Why $\mathbb{D}^2 / \mathbb{S}^1 = \mathbb{S}^2$? [duplicate]
Solution 1:
Yes. $S^1$ (the boundary of $D^2$) is being contracted to a single point. And the quotient map restricted to the interior of $D^2$ is a homeomorphism.
You may also want to note that the open disc is homeomorphic to the plane $\mathbb R ^2$, which is homeomorphic to the deleted sphere $S^2\setminus \{p\}$ via the stereographic projection. We can identify the singleton $\{p\}$ with the contracted boundary of $D^2$.

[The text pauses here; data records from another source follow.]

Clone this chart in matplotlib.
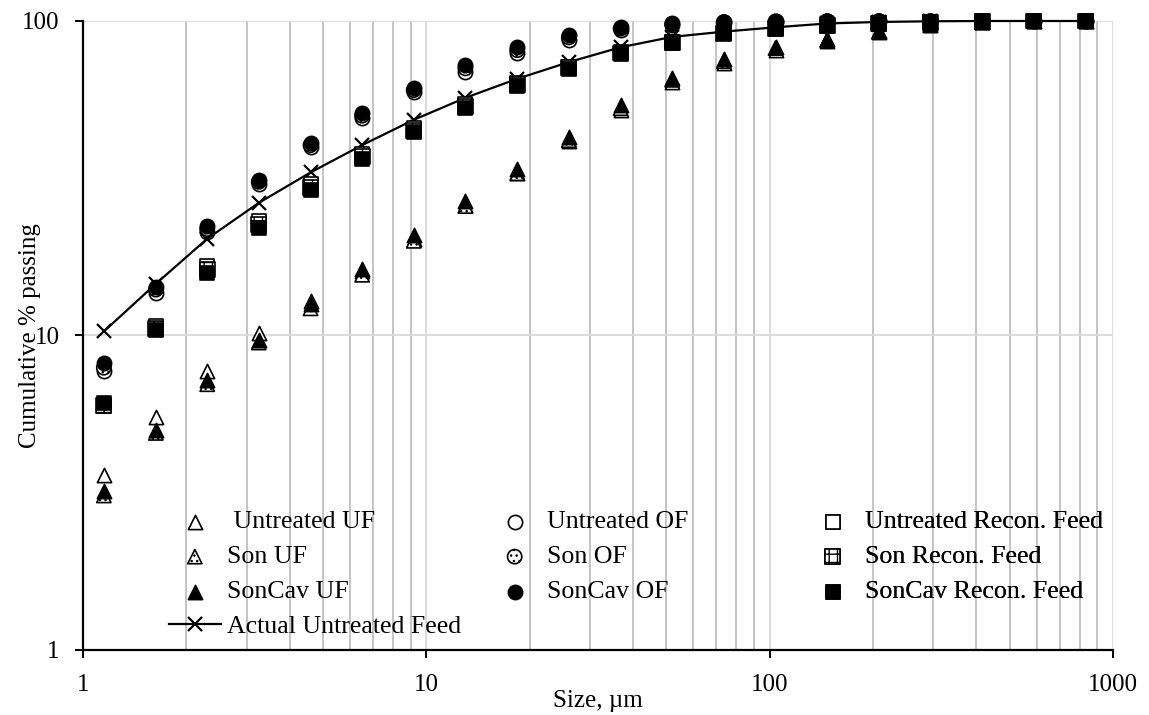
import matplotlib
matplotlib.use('Agg')
import matplotlib.pyplot as plt
from matplotlib.ticker import FixedLocator, FixedFormatter, LogLocator, NullFormatter

plt.rcParams['font.family'] = ['Liberation Serif', 'DejaVu Serif']
plt.rcParams['hatch.linewidth'] = 1.0

# particle size classes, um
size_um = [1.15, 1.63, 2.30, 3.25, 4.60, 6.50, 9.19, 13.0, 18.4, 26.0,
           36.8, 52.0, 73.5, 104, 147, 208, 294, 416, 588, 832]

# cumulative % passing
uf_untreated = [3.6, 5.5, 7.7, 10.2, 12.9, 16.0, 20.3, 26.0, 32.8, 41.5,
                52.0, 64.0, 73.5, 81.0, 86.5, 92.0, 96.8, 99.0, 100, 100]
uf_son = [3.1, 4.9, 7.0, 9.5, 12.2, 15.6, 20.0, 25.8, 32.8, 41.8,
          52.8, 65.0, 74.5, 82.0, 87.0, 92.5, 97.0, 99.2, 100, 100]
uf_soncav = [3.2, 5.0, 7.2, 9.7, 12.6, 16.3, 20.8, 26.8, 33.8, 42.8,
             54.0, 66.0, 75.5, 82.8, 87.8, 93.0, 97.5, 99.4, 100, 100]

of_untreated = [7.7, 13.7, 21.3, 30.3, 39.8, 49.2, 59.4, 69.0, 79.0, 87.0,
                93.6, 97.2, 99.0, 99.6, 99.9, 100, 100, 100, 100, 100]
of_son = [7.9, 14.0, 21.8, 30.8, 40.3, 50.0, 60.3, 70.7, 80.8, 88.7,
          94.6, 97.8, 99.2, 99.7, 99.9, 100, 100, 100, 100, 100]
of_soncav = [8.2, 14.3, 22.3, 31.3, 40.8, 50.9, 61.2, 72.4, 82.6, 90.3,
             95.7, 98.5, 99.4, 99.8, 100, 100, 100, 100, 100, 100]

feed_untreated = [5.95, 10.7, 16.6, 23.1, 30.3, 37.8, 45.7, 54.3, 63.5, 71.6,
                  79.6, 86.0, 91.8, 95.0, 97.0, 98.3, 99.3, 99.8, 100, 100]
feed_son = [6.0, 10.5, 16.2, 22.5, 29.6, 37.0, 45.0, 53.6, 62.9, 71.0,
            79.1, 85.6, 91.5, 94.8, 96.8, 98.2, 99.2, 99.8, 100, 100]
feed_soncav = [6.1, 10.4, 15.8, 22.0, 29.0, 36.4, 44.3, 53.0, 62.3, 70.5,
               78.6, 85.3, 91.3, 94.6, 96.6, 98.0, 99.1, 99.7, 100, 100]

actual_feed = [10.3, 14.6, 20.3, 26.4, 33.0, 40.3, 48.5, 57.0, 65.5, 74.0,
               82.5, 89.0, 92.5, 95.5, 98.2, 99.3, 99.8, 100, 100, 100]

fig = plt.figure(figsize=(11.49, 7.15), dpi=100)
ax = fig.add_axes([83/1149, 1 - 650/715, 1030/1149, 629/715])

ax.set_xscale('log')
ax.set_yscale('log')
ax.set_xlim(1, 1000)
ax.set_ylim(1, 100)

ax.xaxis.set_major_locator(FixedLocator([1, 10, 100, 1000]))
ax.xaxis.set_major_formatter(FixedFormatter(['1', '10', '100', '1000']))
ax.xaxis.set_minor_locator(LogLocator(base=10, subs=range(2, 10)))
ax.xaxis.set_minor_formatter(NullFormatter())
ax.yaxis.set_major_locator(FixedLocator([1, 10, 100]))
ax.yaxis.set_major_formatter(FixedFormatter(['1', '10', '100']))
ax.yaxis.set_minor_locator(FixedLocator([]))

ax.grid(which='major', color='#d9d9d9', lw=1.3, zorder=0)
ax.grid(which='minor', axis='x', color='#bfbfbf', lw=1.3, zorder=0)
ax.set_axisbelow(True)

for s in ['top', 'right']:
    ax.spines[s].set_visible(False)
for s in ['left', 'bottom']:
    ax.spines[s].set_linewidth(1.6)
ax.tick_params(which='major', direction='out', length=6, width=1.4,
               labelsize=18, pad=11)
ax.tick_params(which='minor', length=0)

ms_tri, ms_circ, ms_sq = 105, 105, 115
ew = 1.2

def pts(y, marker, s, face, hatch=None):
    return ax.scatter(size_um, y, s=s, marker=marker, facecolor=face,
                      edgecolor='black', linewidths=ew, hatch=hatch,
                      clip_on=False, zorder=3)

h_uf1 = pts(uf_untreated, '^', ms_tri, 'white')
h_uf2 = pts(uf_son, '^', ms_tri, 'white', '...')
h_uf3 = pts(uf_soncav, '^', ms_tri, 'black')
h_of1 = pts(of_untreated, 'o', ms_circ, 'white')
h_of2 = pts(of_son, 'o', ms_circ, 'white', '...')
h_of3 = pts(of_soncav, 'o', ms_circ, 'black')
h_act, = ax.plot(size_um, actual_feed, color='black', lw=1.6, marker='x',
                 ms=10, mew=1.6, clip_on=False, zorder=3)
h_fd1 = pts(feed_untreated, 's', ms_sq, 'white')
h_fd2 = pts(feed_son, 's', ms_sq, 'white', '++')
h_fd3 = pts(feed_soncav, 's', ms_sq, 'black')

ax.set_xlabel('Size, µm', fontsize=18, labelpad=-4)
ax.set_ylabel('Cumulative % passing', fontsize=18)
ax.yaxis.set_label_coords(-0.041, 0.5)

leg_kw = dict(loc='upper left', frameon=False, fontsize=18.6, borderpad=0,
              borderaxespad=0, handlelength=2.0, handletextpad=0.25,
              labelspacing=0.46, scatterpoints=1)
cols = [
    (0.0835, [h_uf1, h_uf2, h_uf3, h_act],
     [' Untreated UF', 'Son UF', 'SonCav UF', 'Actual Untreated Feed']),
    (0.394, [h_of1, h_of2, h_of3], ['Untreated OF', 'Son OF', 'SonCav OF']),
    (0.703, [h_fd1, h_fd2, h_fd3],
     ['Untreated Recon. Feed', 'Son Recon. Feed', 'SonCav Recon. Feed']),
]
for xpos, handles, labels in cols:
    leg = ax.legend(handles, labels, bbox_to_anchor=(xpos, 0.222), **leg_kw)
    ax.add_artist(leg)

fig.savefig('out.png', dpi=100)
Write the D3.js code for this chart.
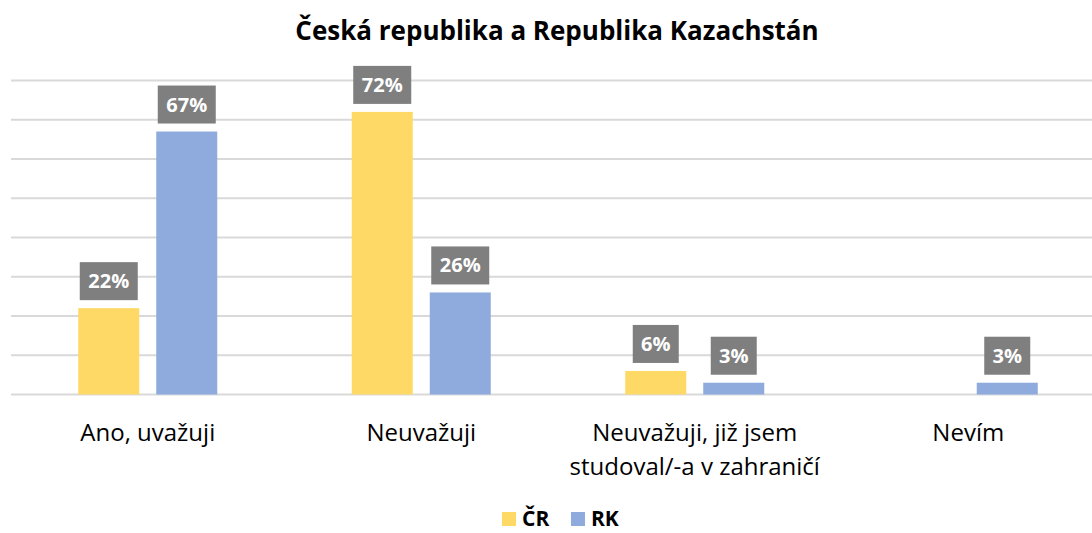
<!DOCTYPE html>
<html>
<head>
<meta charset="utf-8">
<script src="https://cdn.jsdelivr.net/npm/d3@7"></script>
<style>
  body { margin: 0; background: #fff; }
  svg { display: block; font-family: "Open Sans", "Liberation Sans", sans-serif; }
</style>
</head>
<body>
<div id="chart"></div>
<script>
const categories = [["Ano, uvažuji"], ["Neuvažuji"], ["Neuvažuji, již jsem", "studoval/-a v zahraničí"], ["Nevím"]];
const seriesNames = ["ČR", "RK"];
const valuesCR = [22, 72, 6, 0];
const valuesRK = [67, 26, 3, 3];
const colors = ["#FFD966", "#8FAADC"];
const yTicks = [0, 10, 20, 30, 40, 50, 60, 70, 80];

const width = 1092, height = 533;

const svg = d3.select("#chart").append("svg")
  .attr("width", width)
  .attr("height", height);

// title
svg.append("text")
  .attr("x", 557)
  .attr("y", 40)
  .attr("text-anchor", "middle")
  .style("font-weight", "bold")
  .style("font-size", "26px")
  .attr("fill", "#000")
  .text("Česká republika a Republika Kazachstán");

const x = d3.scaleBand()
  .domain(d3.range(categories.length))
  .range([11, 1105]);

const y = d3.scaleLinear()
  .domain([0, 80])
  .range([394.5, 80.5]);

// gridlines
svg.append("g")
  .selectAll("line")
  .data(yTicks)
  .enter().append("line")
  .attr("x1", 11)
  .attr("x2", width)
  .attr("y1", d => y(d))
  .attr("y2", d => y(d))
  .attr("stroke", "#D9D9D9")
  .attr("stroke-width", 2);

const barW = 61, gap = 17;
const data = [];
categories.forEach((c, i) => {
  [valuesCR[i], valuesRK[i]].forEach((v, s) => {
    data.push({ cat: i, s, v });
  });
});

const barX = d => x(d.cat) + x.bandwidth() / 2 - gap / 2 - barW + d.s * (barW + gap);

svg.append("g")
  .selectAll("rect")
  .data(data.filter(d => d.v > 0))
  .enter().append("rect")
  .attr("x", barX)
  .attr("width", barW)
  .attr("y", d => y(d.v))
  .attr("height", d => y(0) - y(d.v))
  .attr("fill", d => colors[d.s]);

// data labels
const lab = svg.append("g")
  .selectAll("g")
  .data(data.filter(d => d.v > 0))
  .enter().append("g")
  .attr("transform", d => `translate(${barX(d) + barW / 2},${y(d.v) - 8})`);

lab.append("rect")
  .attr("x", d => d.v >= 10 ? -29 : -23)
  .attr("width", d => d.v >= 10 ? 58 : 46)
  .attr("y", -38)
  .attr("height", 38)
  .attr("fill", "#7F7F7F");

lab.append("text")
  .attr("y", -12)
  .attr("text-anchor", "middle")
  .attr("fill", "#fff")
  .style("font-weight", "bold")
  .style("font-size", "20px")
  .text(d => d.v + "%");

// category labels
const cl = svg.append("g")
  .selectAll("text")
  .data(categories)
  .enter().append("text")
  .attr("x", (d, i) => x(i) + x.bandwidth() / 2)
  .attr("y", 441)
  .attr("text-anchor", "middle")
  .attr("fill", "#000")
  .style("font-size", "24px");

cl.selectAll("tspan")
  .data(d => d)
  .enter().append("tspan")
  .attr("x", function () { return this.parentNode.getAttribute("x"); })
  .attr("dy", (d, i) => i === 0 ? 0 : 34)
  .text(d => d);

// legend
const legend = svg.append("g");
const legX = [502, 571];
seriesNames.forEach((n, i) => {
  legend.append("rect")
    .attr("x", legX[i])
    .attr("y", 512)
    .attr("width", 14)
    .attr("height", 14)
    .attr("fill", colors[i]);
  legend.append("text")
    .attr("x", legX[i] + 20)
    .attr("y", 526)
    .style("font-weight", "bold")
    .style("font-size", "21px")
    .attr("fill", "#000")
    .text(n);
});
</script>
</body>
</html>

Think of a gym bag with a drawstring lying flat on the floor. Then you lift it, pulling the drawstring closed.
Solution 2:
Yes, $D^2 / S^1$ is homeomorphic to $S^2$ and in general, $D^n / \partial D^n$ is homeomorphic to $S^n$. To see this intuitively, take a disc and place a sphere tangent to its center. Pull the boundary of the disc up to the equator so that the disc covers a hemisphere, then move the boundary along the surface of the sphere to the uncovered pole; at the pole, the boundary will have to be glued together.
To actually show homeomorphism, we of course need to construct a map. As a starting point, I would send the center of the disc to one pole and the boundary to another.
If you know about stereographic projection, you might be able to modify that somewhat to apply here.